Kişinin nefsini arındırıp yüceltmesinden maksat, kendisini kötü düşünce, söz ve eylemlerden uzaklaştırmasıdır. Yüce Allah, nefsini arındırıp, yücelten kişilerin ahirette felaha ereceklerinden Kur’an’da şöyle buyurmaktadır:
“Nefse ve onu şekillendirene, sonra da ona kötülüğünü ve sakınmasını bildirene yemin olsun ki, nefsini arındıran felaha ermiştir. Onu alçaltıp karanlığa gömen ise kaybetmiştir.” (Şems, 91/7-10.)
Bu ayette, nefs kavramının “benlik, şahsiyet, karakter” gibi anlamlara geldiğini söylemek mümkündür. Yüce Allah, “nefsi” yani insan benliğini, şahsiyetini, karakterini yaratırken ona şekil vermiştir. Ruh ile bedenin buluşmasını gelişigüzel yapmamış, bu buluşmadan pek çok karakter özellikleri ortaya çıkmıştır. Akıl, kabiliyet, yetenek, sevgi, inanç, zeka, iffet ve cesaret gibi unsurlar bu ruh-beden buluşmasında insan karakterine kazandırılmıştır.
İnsan, birbirine zıt kutuplar olan fücur ve takva özelliğine sahip çift yönlü bir varlıktır. Fücur, kötülüğü bilme ve seçme yeteneği, kötülüğe eğilim duyma, bir anlamda da kötülüğün kendisidir. Takva ise iyiliği bilme ve seçme, kötülükten sakınıp korunma yeteneği, iyiliğe eğilim duyma, bir anlamda da iyiliğin kendisidir. Bunları, insana ilham eden Allah’tır, ama nefsini arındırma veya kirletme fiilini yapan insanın kendisidir.
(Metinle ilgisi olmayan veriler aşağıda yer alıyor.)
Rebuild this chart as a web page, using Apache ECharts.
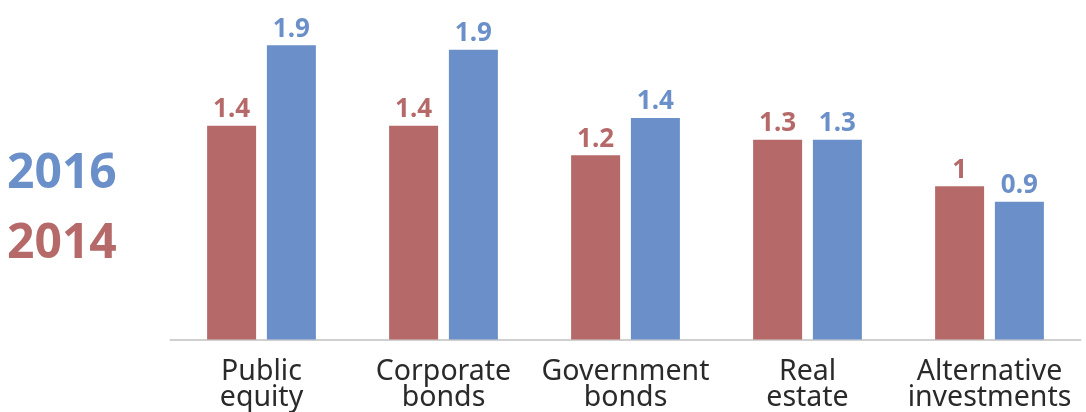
<!DOCTYPE html>
<html>
<head>
<meta charset="utf-8">
<script src="https://cdn.jsdelivr.net/npm/echarts@6/dist/echarts.min.js"></script>
<style>html,body{margin:0;padding:0;background:#fff}#c{width:1086px;height:412px}</style>
</head>
<body>
<div id="c"></div>
<script>
var categories = ['Public\nequity', 'Corporate\nbonds', 'Government\nbonds', 'Real\nestate', 'Alternative\ninvestments'];
var values2014 = [1.38, 1.38, 1.19, 1.29, 0.99];
var values2016 = [1.9, 1.87, 1.43, 1.29, 0.89];
var seriesNames = ['2014', '2016'];

var RED = '#b56a69', BLUE = '#6b90c9';
var FONT = '"Noto Sans", "Open Sans", sans-serif';
function fmt(p) { return String(Math.round(p.value * 10) / 10); }

var chart = echarts.init(document.getElementById('c'), null, {renderer: 'canvas'});
chart.setOption({
  animation: false,
  backgroundColor: '#fff',
  grid: {left: 170.5, right: 5.5, top: 29.7, bottom: 72.5, containLabel: false},
  legend: {
    orient: 'vertical', left: 2, top: 148, padding: 0, icon: 'none', itemWidth: 0, itemGap: 18,
    selectedMode: false,
    data: [
      {name: seriesNames[1], textStyle: {color: BLUE}},
      {name: seriesNames[0], textStyle: {color: RED}}
    ],
    textStyle: {fontFamily: FONT, fontWeight: 'bold', fontSize: 48, lineHeight: 52}
  },
  xAxis: {
    type: 'category', data: categories,
    axisLine: {show: true, lineStyle: {color: '#d0d0d0', width: 2}},
    axisTick: {show: false},
    axisLabel: {color: '#2a2a2a', fontFamily: FONT, fontSize: 28.5, lineHeight: 26, margin: 19, interval: 0}
  },
  yAxis: {type: 'value', min: 0, max: 2, show: false, splitLine: {show: false}},
  series: [
    {
      name: seriesNames[0], type: 'bar', data: values2014, barWidth: 49, barGap: '22%',
      itemStyle: {color: RED},
      label: {show: true, position: 'top', distance: 3, color: RED, fontFamily: FONT, fontWeight: 'bold', fontSize: 26, formatter: fmt}
    },
    {
      name: seriesNames[1], type: 'bar', data: values2016, barWidth: 49, barGap: '22%',
      itemStyle: {color: BLUE},
      label: {show: true, position: 'top', distance: 3, color: BLUE, fontFamily: FONT, fontWeight: 'bold', fontSize: 26, formatter: fmt}
    }
  ]
});
</script>
</body>
</html>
Fücur, insana, günaha, yanlışa ve kötüye açık olma özelliği vermiştir. Şeytan, işte bu özelliğin eşiğinden insana yaklaşmaktadır. Öte yandan Allah, nefse “takvasını” yani korunma sistemini koymuştur. Her canlının kendini koruma sistemi olduğu gibi insanın da bir korunma sistemi vardır. Böyle bir korunmayı gerçekleştiren sistem kişinin takvası olmaktadır
Sonuç olarak, böyle bir korunma sistemini faaliyete geçirebilenler, kurtuluşa, zafere, mutluluğa ve umduklarına ulaşmış olacaklardır. Buna, kurtuluş denilmesinin sebebi, şeytana karşı verilmiş en büyük mücadelenin kazanılmış olmasındandır. Cehalet, düşüncesizlik, günah ve imansızlığın korkunç zincirinden kurtuluşun zaferi olmaktadır. Bu sebeple, kurtuluşu sağlayan bir bakıma Allah değil, insanın kendisidir diyebiliriz.